Like Pandas DataFrames in Python, operations and transformations are typically applied on the columns or the data frame as a whole, and accessing records horizontally (record-by-record or row-by-row) is not as typical as with an RDD.

Unlike Pandas DataFrames in Python, Spark DataFrames are distributed across a cluster, enabling high-performance parallel processing on large datasets. Pandas DataFrames excel at processing data that can fit into the RAM of a single machine; PySpark has the capability of transforming between Pandas and Spark DataFrames, allowing you to leverage the power of Pandas when working on a partition of data from a Spark DataFrame.

The DataFrame is part of Spark's SQL module and is well-suited for working with structured and tabular datasets. The DataFrame API provides SQL-like querying capability, making it easy for those familiar with relational databases to perform operations such as filtering, grouping and sorting.

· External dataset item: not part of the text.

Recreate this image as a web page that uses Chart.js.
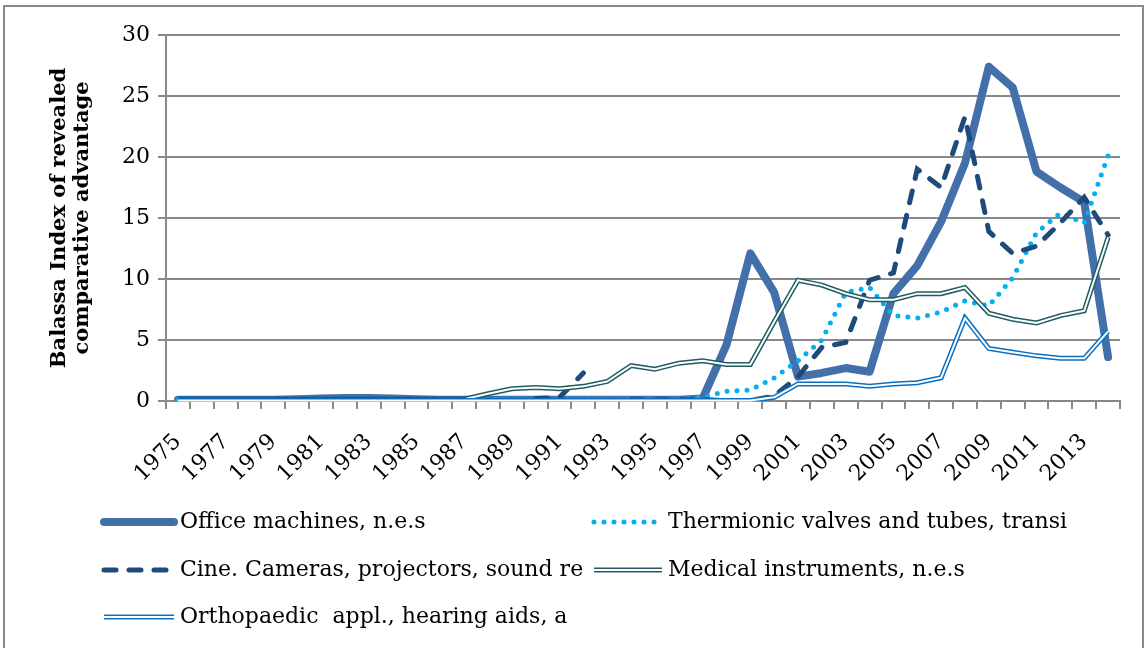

The DataFrame was developed to overcome some of the limitations of the RDD, such as handling structured data, input and query optimisation and memory management. The DataFrame has become the dominant data structure and API in Spark, particularly in PySpark, partly due to accessibility to those familiar with SQL and Pandas.

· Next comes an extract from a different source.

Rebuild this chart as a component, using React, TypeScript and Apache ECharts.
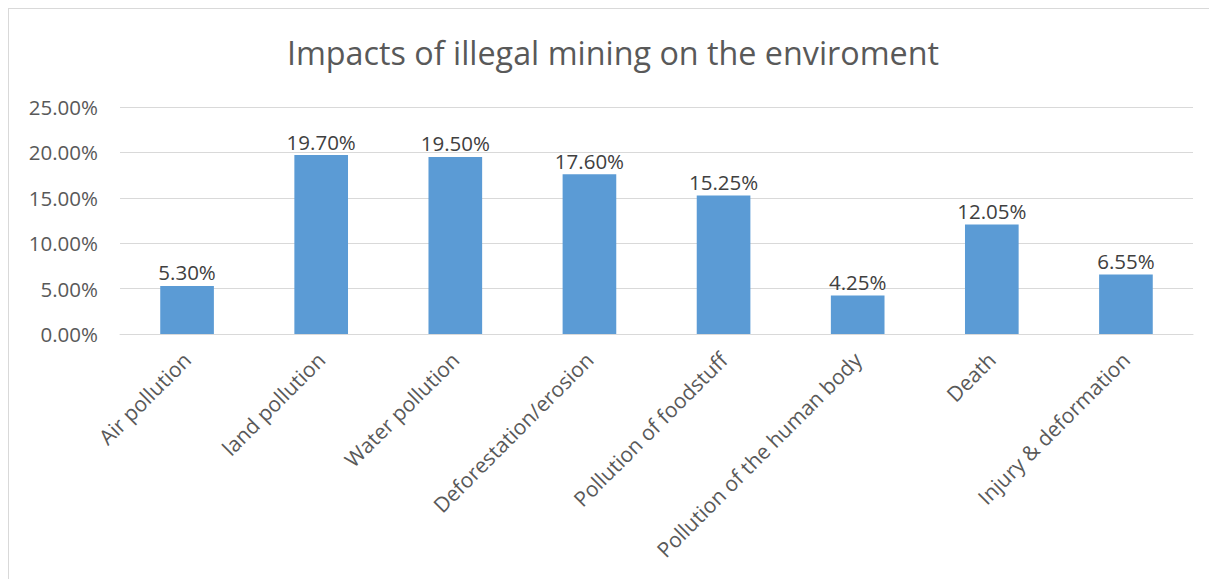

Here's an example of how to create a Spark DataFrame with PySpark:

from pyspark.sql.types import StructType,StructField, StringType, IntegerType

data = [("James","","Smith","36636","M",3000),
    ("Michael","Rose","","40288","M",4000),
    ("Robert","","Williams","42114","M",4000),
    ("Maria","Anne","Jones","39192","F",4000),
    ("Jen","Mary","Brown","","F",-1)
  ]

schema = (
    StructType([
        StructField("firstname",StringType(),True),
        StructField("middlename",StringType(),True),
        StructField("lastname",StringType(),True),
        StructField("id", StringType(), True),
        StructField("gender", StringType(), True),
        StructField("salary", IntegerType(), True)
  ])
)

df = spark.createDataFrame(data=data,schema=schema)
df.printSchema()
df.show(truncate=False)

And this is what the output would look like:

Dataset

The Dataset extends the existing DataFrame API, aiming to be the best of both worlds with an optional schema.

Datasets are strongly typed and could be treated as Array<T> objects, capable of catching some errors at compile time.

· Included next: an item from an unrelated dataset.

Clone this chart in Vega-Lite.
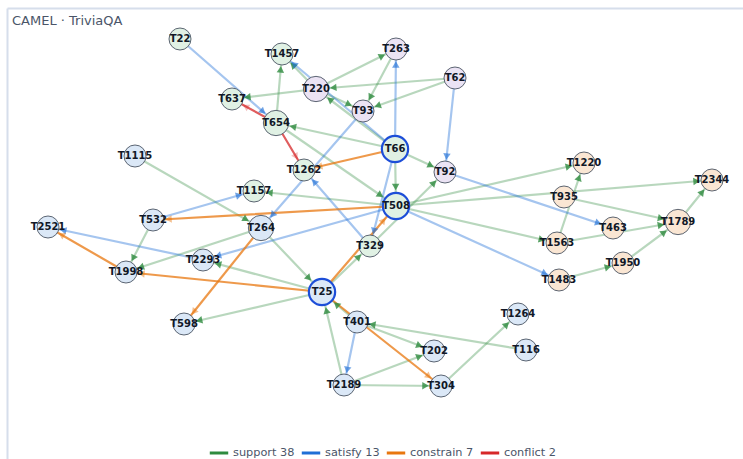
{
  "$schema": "https://vega.github.io/schema/vega-lite/v6.json",
  "autosize": {"type": "none"},
  "width": 736,
  "height": 451,
  "padding": {"left": 7, "top": 8, "right": 0, "bottom": 0},
  "background": "white",
  "title": {"text": "CAMEL · TriviaQA", "anchor": "start", "frame": "group", "orient": "top", "offset": -20, "dx": 5, "fontSize": 13, "fontWeight": "normal", "color": "#4a5568", "font": "DejaVu Sans"},
  "config": {
    "view": {"stroke": null},
    "font": "DejaVu Sans",
    "axis": {"labels": false, "ticks": false, "grid": false, "title": null, "domainColor": "#d6deeb", "domainWidth": 2}
  },
  "datasets": {
    "nodes": [
      {"id": "T22", "x": 180, "y": 39, "grp": "g", "tier": 1, "hub": false},
      {"id": "T1457", "x": 282, "y": 54, "grp": "g", "tier": 1, "hub": false},
      {"id": "T263", "x": 396, "y": 49, "grp": "p", "tier": 1, "hub": false},
      {"id": "T220", "x": 316, "y": 89, "grp": "p", "tier": 2, "hub": false},
      {"id": "T62", "x": 455, "y": 78, "grp": "p", "tier": 1, "hub": false},
      {"id": "T637", "x": 232, "y": 99, "grp": "g", "tier": 1, "hub": false},
      {"id": "T93", "x": 363, "y": 111, "grp": "p", "tier": 1, "hub": false},
      {"id": "T654", "x": 276, "y": 123, "grp": "g", "tier": 2, "hub": false},
      {"id": "T66", "x": 395, "y": 149, "grp": "g", "tier": 3, "hub": true},
      {"id": "T1262", "x": 304, "y": 170, "grp": "g", "tier": 1, "hub": false},
      {"id": "T92", "x": 445, "y": 172, "grp": "p", "tier": 1, "hub": false},
      {"id": "T1115", "x": 135, "y": 156, "grp": "b", "tier": 1, "hub": false},
      {"id": "T1157", "x": 254, "y": 191, "grp": "g", "tier": 1, "hub": false},
      {"id": "T508", "x": 396, "y": 206, "grp": "g", "tier": 3, "hub": true},
      {"id": "T1220", "x": 584, "y": 163, "grp": "o", "tier": 1, "hub": false},
      {"id": "T935", "x": 564, "y": 197, "grp": "o", "tier": 1, "hub": false},
      {"id": "T2344", "x": 712, "y": 180, "grp": "o", "tier": 1, "hub": false},
      {"id": "T532", "x": 153, "y": 220, "grp": "b", "tier": 1, "hub": false},
      {"id": "T264", "x": 261, "y": 228, "grp": "b", "tier": 2, "hub": false},
      {"id": "T2521", "x": 48, "y": 227, "grp": "b", "tier": 1, "hub": false},
      {"id": "T463", "x": 613, "y": 228, "grp": "o", "tier": 1, "hub": false},
      {"id": "T1789", "x": 678, "y": 222, "grp": "o", "tier": 2, "hub": false},
      {"id": "T329", "x": 370, "y": 246, "grp": "g", "tier": 1, "hub": false},
      {"id": "T1563", "x": 557, "y": 243, "grp": "o", "tier": 1, "hub": false},
      {"id": "T2293", "x": 203, "y": 260, "grp": "b", "tier": 1, "hub": false},
      {"id": "T1998", "x": 126, "y": 272, "grp": "b", "tier": 1, "hub": false},
      {"id": "T1950", "x": 623, "y": 263, "grp": "o", "tier": 1, "hub": false},
      {"id": "T1483", "x": 559, "y": 280, "grp": "o", "tier": 1, "hub": false},
      {"id": "T25", "x": 322, "y": 292, "grp": "b", "tier": 3, "hub": true},
      {"id": "T401", "x": 357, "y": 322, "grp": "b", "tier": 1, "hub": false},
      {"id": "T598", "x": 184, "y": 324, "grp": "b", "tier": 1, "hub": false},
      {"id": "T1264", "x": 518, "y": 314, "grp": "b", "tier": 1, "hub": false},
      {"id": "T202", "x": 434, "y": 351, "grp": "b", "tier": 1, "hub": false},
      {"id": "T116", "x": 526, "y": 350, "grp": "b", "tier": 1, "hub": false},
      {"id": "T2189", "x": 344, "y": 385, "grp": "b", "tier": 1, "hub": false},
      {"id": "T304", "x": 441, "y": 386, "grp": "b", "tier": 1, "hub": false}
    ],
    "edges": [
      {"s": "T220", "t": "T263", "type": "support 38"},
      {"s": "T263", "t": "T93", "type": "support 38"},
      {"s": "T62", "t": "T220", "type": "support 38"},
      {"s": "T62", "t": "T93", "type": "support 38"},
      {"s": "T220", "t": "T637", "type": "support 38"},
      {"s": "T654", "t": "T1457", "type": "support 38"},
      {"s": "T220", "t": "T93", "type": "support 38"},
      {"s": "T66", "t": "T654", "type": "support 38"},
      {"s": "T66", "t": "T92", "type": "support 38"},
      {"s": "T66", "t": "T508", "type": "support 38"},
      {"s": "T654", "t": "T508", "type": "support 38"},
      {"s": "T508", "t": "T1157", "type": "support 38"},
      {"s": "T1115", "t": "T264", "type": "support 38"},
      {"s": "T532", "t": "T1998", "type": "support 38"},
      {"s": "T264", "t": "T1998", "type": "support 38"},
      {"s": "T264", "t": "T25", "type": "support 38"},
      {"s": "T25", "t": "T598", "type": "support 38"},
      {"s": "T25", "t": "T2293", "type": "support 38"},
      {"s": "T25", "t": "T329", "type": "support 38"},
      {"s": "T329", "t": "T92", "type": "support 38"},
      {"s": "T508", "t": "T1220", "type": "support 38"},
      {"s": "T508", "t": "T2344", "type": "support 38"},
      {"s": "T508", "t": "T1563", "type": "support 38"},
      {"s": "T401", "t": "T25", "type": "support 38"},
      {"s": "T401", "t": "T202", "type": "support 38"},
      {"s": "T116", "t": "T401", "type": "support 38"},
      {"s": "T2189", "t": "T25", "type": "support 38"},
      {"s": "T2189", "t": "T202", "type": "support 38"},
      {"s": "T2189", "t": "T304", "type": "support 38"},
      {"s": "T304", "t": "T1264", "type": "support 38"},
      {"s": "T935", "t": "T1789", "type": "support 38"},
      {"s": "T1563", "t": "T1220", "type": "support 38"},
      {"s": "T1563", "t": "T1789", "type": "support 38"},
      {"s": "T1483", "t": "T1950", "type": "support 38"},
      {"s": "T1950", "t": "T1789", "type": "support 38"},
      {"s": "T1789", "t": "T2344", "type": "support 38"},
      {"s": "T220", "t": "T1457", "type": "support 38"},
      {"s": "T66", "t": "T220", "type": "support 38"},
      {"s": "T22", "t": "T654", "type": "satisfy 13"},
      {"s": "T66", "t": "T1457", "type": "satisfy 13"},
      {"s": "T66", "t": "T263", "type": "satisfy 13"},
      {"s": "T62", "t": "T92", "type": "satisfy 13"},
      {"s": "T93", "t": "T264", "type": "satisfy 13"},
      {"s": "T92", "t": "T463", "type": "satisfy 13"},
      {"s": "T508", "t": "T1483", "type": "satisfy 13"},
      {"s": "T508", "t": "T2293", "type": "satisfy 13"},
      {"s": "T2293", "t": "T2521", "type": "satisfy 13"},
      {"s": "T532", "t": "T1157", "type": "satisfy 13"},
      {"s": "T329", "t": "T1262", "type": "satisfy 13"},
      {"s": "T66", "t": "T329", "type": "satisfy 13"},
      {"s": "T401", "t": "T2189", "type": "satisfy 13"},
      {"s": "T66", "t": "T1262", "type": "constrain 7"},
      {"s": "T508", "t": "T532", "type": "constrain 7"},
      {"s": "T25", "t": "T1998", "type": "constrain 7"},
      {"s": "T1998", "t": "T2521", "type": "constrain 7"},
      {"s": "T264", "t": "T598", "type": "constrain 7"},
      {"s": "T25", "t": "T508", "type": "constrain 7"},
      {"s": "T25", "t": "T304", "type": "constrain 7"},
      {"s": "T654", "t": "T637", "type": "conflict 2"},
      {"s": "T654", "t": "T1262", "type": "conflict 2"}
    ]
  },
  "layer": [
    {
      "data": {"name": "edges"},
      "transform": [
        {"lookup": "s", "from": {"data": {"name": "nodes"}, "key": "id", "fields": ["x", "y"]}, "as": ["x1", "y1"]},
        {"lookup": "t", "from": {"data": {"name": "nodes"}, "key": "id", "fields": ["x", "y", "tier"]}, "as": ["x2", "y2", "t2"]}
      ],
      "mark": {"type": "rule", "strokeWidth": 2.2, "strokeCap": "round"},
      "encoding": {
        "x": {"field": "x1", "type": "quantitative", "scale": {"domain": [7, 743], "nice": false, "zero": false}, "axis": {"orient": "top"}},
        "y": {"field": "y1", "type": "quantitative", "scale": {"domain": [8, 459], "nice": false, "zero": false, "reverse": true}, "axis": {"orient": "left"}},
        "x2": {"field": "x2"},
        "y2": {"field": "y2"},
        "color": {"field": "type", "type": "nominal",
          "scale": {"domain": ["support 38", "satisfy 13", "constrain 7", "conflict 2"], "range": ["#2e8b3e", "#1f6fd6", "#e8770f", "#d62728"]},
          "legend": {"orient": "none", "legendX": 201, "legendY": 434, "direction": "horizontal", "title": null, "symbolType": "stroke", "symbolStrokeWidth": 3, "symbolSize": 340, "symbolOpacity": 1, "labelFontSize": 11.3, "labelColor": "#4a5568", "labelFont": "DejaVu Sans", "labelOffset": 3, "columnPadding": 0, "symbolOffset": 0,
            "encode": {"symbols": {"update": {"opacity": {"value": 1}, "strokeOpacity": {"value": 1}}}}}},
        "opacity": {"field": "type", "type": "nominal", "scale": {"type": "ordinal", "domain": ["support 38", "satisfy 13", "constrain 7", "conflict 2"], "range": [0.34, 0.4, 0.75, 0.75]}, "legend": null}
      }
    },
    {
      "data": {"name": "edges"},
      "transform": [
        {"lookup": "s", "from": {"data": {"name": "nodes"}, "key": "id", "fields": ["x", "y"]}, "as": ["x1", "y1"]},
        {"lookup": "t", "from": {"data": {"name": "nodes"}, "key": "id", "fields": ["x", "y", "tier"]}, "as": ["x2", "y2", "t2"]},
        {"calculate": "datum.x2 - datum.x1", "as": "dx"},
        {"calculate": "datum.y2 - datum.y1", "as": "dy"},
        {"calculate": "sqrt(datum.dx*datum.dx + datum.dy*datum.dy)", "as": "len"},
        {"calculate": "(datum.t2 == 3 ? 14.5 : datum.t2 == 2 ? 12.8 : 11) + 4.5", "as": "rr"},
        {"calculate": "datum.x2 - datum.dx / datum.len * datum.rr", "as": "ax"},
        {"calculate": "datum.y2 - datum.dy / datum.len * datum.rr", "as": "ay"},
        {"calculate": "atan2(datum.dx, -datum.dy) * 180 / PI", "as": "ang"}
      ],
      "mark": {"type": "point", "shape": "triangle-up", "filled": true, "size": 56, "strokeWidth": 0},
      "encoding": {
        "x": {"field": "ax", "type": "quantitative"},
        "y": {"field": "ay", "type": "quantitative"},
        "angle": {"field": "ang", "type": "quantitative", "scale": null},
        "color": {"field": "type", "type": "nominal"},
        "opacity": {"field": "type", "type": "nominal", "legend": null}
      }
    },
    {
      "data": {"name": "nodes"},
      "mark": {"type": "point", "shape": "circle", "filled": true, "opacity": 1},
      "encoding": {
        "x": {"field": "x", "type": "quantitative"},
        "y": {"field": "y", "type": "quantitative"},
        "size": {"field": "tier", "type": "ordinal", "scale": {"type": "ordinal", "domain": [1, 2, 3], "range": [484, 640, 690]}, "legend": null},
        "fill": {"field": "grp", "type": "nominal", "scale": {"domain": ["g", "p", "b", "o"], "range": ["#e0f1e4", "#ebe3f4", "#dbe8f7", "#fae6d3"]}, "legend": null},
        "stroke": {"condition": {"test": "datum.hub", "value": "#1d4ed8"}, "value": "#4b5563"},
        "strokeWidth": {"condition": {"test": "datum.hub", "value": 2.2}, "value": 0.9}
      }
    },
    {
      "data": {"name": "nodes"},
      "mark": {"type": "text", "fontSize": 10, "fontWeight": "bold", "font": "DejaVu Sans", "color": "#111827", "baseline": "middle", "align": "center"},
      "encoding": {
        "x": {"field": "x", "type": "quantitative"},
        "y": {"field": "y", "type": "quantitative"},
        "text": {"field": "id"}
      }
    }
  ]
}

However, Datasets are only available in Java and Scala and not PySpark.

Query Execution

Now that we've covered Spark concepts, architecture, and the core data structures, let's walk through how a Spark query would be broken down and executed in a distributed fashion.

Let's imagine we have a CSV file that represents the stock in a warehouse that looks something like this:

And a Spark application running three executors, and we want to perform a query that gives us the total KG of stock for everything in the warehouse that is not of the type "Bread", the PySpark query would look something like this:

from pyspark.sql.functions import sum

df = spark.read.csv(
    path="/warehouse/stock.csv",
    header=True,
    inferSchema=True
)

(
    df
    .filter(df["Type"] != "Bread")
    .select(sum(df["Stock (KG)"]))
).show()

The driver programme will break down these instructions to distribute the tasks across the executors, which would look something like this:

So, Spark actually breaks down the data frame and applies the processing on partitions or chunks of the data frame within each executor. Spark works hard behind the scenes to create an optimised plan before actually executing any work.

Summary

Spark is a distributed computing framework for handling vast amounts of data. It simplifies big data processing by abstracting complex aspects like networking and resource allocation. PySpark allows Spark operations to be written in Python.

Spark's architecture involves a driver program, executors, tasks, jobs, stages, and cluster manager. Understanding its core functionalities is crucial for leveraging its capabilities. Spark offers different data structures suited to different data types, including RDDs and DataFrames.